Thursday, December 06, 2012

mildly relevant: the fault lies not in the stars ..?

it may seem like students are getting worse every year .. which is what an educator would find very convenient to believe. it would imply that we're doing a good job but everyone else isn't.

i find that answer a little too convenient.

it is true that school standards change with time .. but i remember suggesting once to colleagues that the reality may be purely relative to our perspective. instead, what if we are simply getting more familiar with teaching the same topics?
But if you've never been to a place before, you need more than a description of a place; you need an exact definition, or a precise formula for finding it. The curse of knowledge is the reason why, when I had to search for a friend's tent in a field, their advice of "it's the blue one" seemed perfectly sensible to them and was completely useless for me, as I stood there staring blankly at hundreds of blue tents.

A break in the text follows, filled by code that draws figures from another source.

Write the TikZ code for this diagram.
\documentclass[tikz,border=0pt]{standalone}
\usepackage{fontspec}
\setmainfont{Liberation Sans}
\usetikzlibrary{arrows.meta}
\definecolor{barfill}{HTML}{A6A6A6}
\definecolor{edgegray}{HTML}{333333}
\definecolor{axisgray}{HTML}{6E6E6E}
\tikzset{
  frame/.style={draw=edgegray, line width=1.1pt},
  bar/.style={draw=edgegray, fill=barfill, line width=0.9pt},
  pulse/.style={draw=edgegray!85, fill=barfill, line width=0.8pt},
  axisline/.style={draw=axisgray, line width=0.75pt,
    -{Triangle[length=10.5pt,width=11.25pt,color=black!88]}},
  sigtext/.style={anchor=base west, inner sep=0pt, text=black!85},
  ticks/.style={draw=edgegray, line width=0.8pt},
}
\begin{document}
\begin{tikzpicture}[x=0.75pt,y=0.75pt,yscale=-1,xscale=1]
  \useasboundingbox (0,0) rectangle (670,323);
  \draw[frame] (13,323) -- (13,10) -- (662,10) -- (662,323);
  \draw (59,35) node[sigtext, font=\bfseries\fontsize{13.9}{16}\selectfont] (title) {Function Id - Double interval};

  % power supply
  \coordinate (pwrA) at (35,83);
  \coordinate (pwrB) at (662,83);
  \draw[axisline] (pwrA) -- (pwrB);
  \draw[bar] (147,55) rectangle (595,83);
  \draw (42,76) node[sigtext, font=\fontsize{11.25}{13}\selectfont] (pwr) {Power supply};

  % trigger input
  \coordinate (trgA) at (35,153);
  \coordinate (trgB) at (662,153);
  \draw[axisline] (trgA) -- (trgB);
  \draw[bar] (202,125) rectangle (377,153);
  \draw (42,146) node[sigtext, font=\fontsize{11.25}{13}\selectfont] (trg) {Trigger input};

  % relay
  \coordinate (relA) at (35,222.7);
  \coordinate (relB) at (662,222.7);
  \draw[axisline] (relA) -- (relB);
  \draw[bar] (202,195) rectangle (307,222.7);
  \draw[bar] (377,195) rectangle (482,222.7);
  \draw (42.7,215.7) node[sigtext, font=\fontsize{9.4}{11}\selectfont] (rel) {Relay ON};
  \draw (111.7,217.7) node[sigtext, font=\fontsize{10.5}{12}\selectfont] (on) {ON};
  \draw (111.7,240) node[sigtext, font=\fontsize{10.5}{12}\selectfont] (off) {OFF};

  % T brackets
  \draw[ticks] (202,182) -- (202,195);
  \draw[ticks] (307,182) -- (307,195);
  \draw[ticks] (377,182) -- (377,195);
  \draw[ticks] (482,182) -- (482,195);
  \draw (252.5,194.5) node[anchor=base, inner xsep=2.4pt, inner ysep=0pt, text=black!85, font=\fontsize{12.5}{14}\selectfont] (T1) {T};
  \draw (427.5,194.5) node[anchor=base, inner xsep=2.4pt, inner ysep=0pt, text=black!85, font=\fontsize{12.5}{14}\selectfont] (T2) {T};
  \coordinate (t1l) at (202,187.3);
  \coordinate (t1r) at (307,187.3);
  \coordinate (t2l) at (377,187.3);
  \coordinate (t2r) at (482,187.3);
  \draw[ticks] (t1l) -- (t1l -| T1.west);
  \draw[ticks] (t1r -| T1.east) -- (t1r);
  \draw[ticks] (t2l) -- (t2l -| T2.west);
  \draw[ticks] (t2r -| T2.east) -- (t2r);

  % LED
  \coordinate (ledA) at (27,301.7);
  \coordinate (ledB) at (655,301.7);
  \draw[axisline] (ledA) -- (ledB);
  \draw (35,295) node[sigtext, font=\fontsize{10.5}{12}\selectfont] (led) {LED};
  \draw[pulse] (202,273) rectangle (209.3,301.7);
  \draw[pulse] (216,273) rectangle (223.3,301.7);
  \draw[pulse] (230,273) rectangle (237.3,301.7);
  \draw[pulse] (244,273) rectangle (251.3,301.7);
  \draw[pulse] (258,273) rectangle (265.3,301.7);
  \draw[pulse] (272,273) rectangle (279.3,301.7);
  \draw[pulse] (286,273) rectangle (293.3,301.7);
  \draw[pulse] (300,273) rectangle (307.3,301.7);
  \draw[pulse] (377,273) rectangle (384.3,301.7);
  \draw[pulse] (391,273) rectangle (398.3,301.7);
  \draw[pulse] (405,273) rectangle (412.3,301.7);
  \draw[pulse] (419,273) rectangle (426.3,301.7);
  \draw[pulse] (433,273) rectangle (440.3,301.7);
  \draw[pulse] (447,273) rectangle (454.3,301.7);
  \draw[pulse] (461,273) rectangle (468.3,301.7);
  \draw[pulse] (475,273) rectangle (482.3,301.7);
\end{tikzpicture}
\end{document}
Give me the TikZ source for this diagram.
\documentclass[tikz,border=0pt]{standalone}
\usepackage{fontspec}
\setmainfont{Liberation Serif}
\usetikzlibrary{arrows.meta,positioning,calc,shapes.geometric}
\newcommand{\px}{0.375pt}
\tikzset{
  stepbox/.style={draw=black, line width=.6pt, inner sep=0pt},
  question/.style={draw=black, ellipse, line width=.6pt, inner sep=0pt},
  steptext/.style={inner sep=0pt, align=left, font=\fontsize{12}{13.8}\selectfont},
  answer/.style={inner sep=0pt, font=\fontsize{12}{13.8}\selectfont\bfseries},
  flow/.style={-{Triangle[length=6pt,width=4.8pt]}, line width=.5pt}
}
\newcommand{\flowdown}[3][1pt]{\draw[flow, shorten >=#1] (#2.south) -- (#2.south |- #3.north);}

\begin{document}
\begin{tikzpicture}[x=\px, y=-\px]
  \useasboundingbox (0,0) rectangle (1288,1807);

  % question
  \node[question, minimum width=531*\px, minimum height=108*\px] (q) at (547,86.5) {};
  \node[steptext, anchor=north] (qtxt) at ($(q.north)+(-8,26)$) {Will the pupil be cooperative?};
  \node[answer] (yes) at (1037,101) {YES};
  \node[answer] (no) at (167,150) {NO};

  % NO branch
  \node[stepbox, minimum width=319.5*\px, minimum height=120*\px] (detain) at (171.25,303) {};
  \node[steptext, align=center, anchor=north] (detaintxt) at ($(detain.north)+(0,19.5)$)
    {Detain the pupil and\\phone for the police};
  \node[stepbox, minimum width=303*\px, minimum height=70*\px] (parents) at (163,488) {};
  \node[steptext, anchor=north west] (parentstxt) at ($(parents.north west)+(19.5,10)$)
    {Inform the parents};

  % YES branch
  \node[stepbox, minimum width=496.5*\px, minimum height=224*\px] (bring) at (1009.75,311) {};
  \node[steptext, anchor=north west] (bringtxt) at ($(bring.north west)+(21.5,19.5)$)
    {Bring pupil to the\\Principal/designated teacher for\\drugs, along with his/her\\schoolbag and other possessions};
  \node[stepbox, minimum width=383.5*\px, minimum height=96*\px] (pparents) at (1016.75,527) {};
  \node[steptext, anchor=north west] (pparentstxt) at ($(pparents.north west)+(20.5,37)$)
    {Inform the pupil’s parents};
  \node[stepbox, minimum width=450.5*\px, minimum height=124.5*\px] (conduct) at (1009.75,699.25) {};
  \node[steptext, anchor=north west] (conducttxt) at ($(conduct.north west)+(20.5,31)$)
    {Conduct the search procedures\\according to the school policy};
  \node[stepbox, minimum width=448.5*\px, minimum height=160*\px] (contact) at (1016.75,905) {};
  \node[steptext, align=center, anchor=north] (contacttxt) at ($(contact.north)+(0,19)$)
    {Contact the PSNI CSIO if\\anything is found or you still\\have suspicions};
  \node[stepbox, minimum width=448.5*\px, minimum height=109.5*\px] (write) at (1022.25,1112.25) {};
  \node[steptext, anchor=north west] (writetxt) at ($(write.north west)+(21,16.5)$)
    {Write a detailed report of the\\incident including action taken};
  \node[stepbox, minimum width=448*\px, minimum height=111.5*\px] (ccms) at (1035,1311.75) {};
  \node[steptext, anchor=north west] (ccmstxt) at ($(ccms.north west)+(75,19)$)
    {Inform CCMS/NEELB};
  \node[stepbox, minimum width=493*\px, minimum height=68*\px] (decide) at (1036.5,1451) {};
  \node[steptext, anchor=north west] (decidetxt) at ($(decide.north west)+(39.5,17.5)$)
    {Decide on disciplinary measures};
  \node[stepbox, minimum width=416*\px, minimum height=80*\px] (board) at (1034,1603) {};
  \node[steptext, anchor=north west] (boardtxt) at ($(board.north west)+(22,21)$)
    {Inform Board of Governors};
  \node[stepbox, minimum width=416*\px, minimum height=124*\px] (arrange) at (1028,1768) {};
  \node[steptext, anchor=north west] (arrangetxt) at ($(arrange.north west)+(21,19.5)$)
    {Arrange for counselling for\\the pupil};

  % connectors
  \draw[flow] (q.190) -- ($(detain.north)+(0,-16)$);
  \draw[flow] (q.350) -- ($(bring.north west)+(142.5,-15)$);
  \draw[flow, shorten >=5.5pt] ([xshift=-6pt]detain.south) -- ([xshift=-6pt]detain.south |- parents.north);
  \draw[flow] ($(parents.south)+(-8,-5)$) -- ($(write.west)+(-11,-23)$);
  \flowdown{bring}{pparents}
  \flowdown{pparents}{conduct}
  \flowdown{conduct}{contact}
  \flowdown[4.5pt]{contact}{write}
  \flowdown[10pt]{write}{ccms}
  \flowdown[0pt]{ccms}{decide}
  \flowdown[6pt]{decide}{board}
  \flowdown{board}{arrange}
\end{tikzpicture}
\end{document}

This same quirk is why teaching is so difficult to do well. Once you are familiar with a topic it is very hard to understand what someone who isn't familiar with it needs to know
. The curse of knowledge isn't a surprising flaw in our mental machinery – really it is just a side effect of our basic alienation from each other. We all have different thoughts and beliefs, and we have no special access to each other's minds..
~ from "why we are so bad with directions" @bbc

1 comment:

Daniel said...

It could be another perceptual thing: some (secondary and pre-secondary) teachers report the impression that kids are getting shorter every year. Of course, the students aren't. The teachers just end up comparing the height of their old students at the end of the year to the height of their new students at the beginning of the year.

At the end of the semester, if we have done our jobs, the students are significantly more competent than they were at the beginning of the semester. It seems like it could be natural to compare old student's end of semester competencies to new student's beginning of semester competency and give the impression of drift.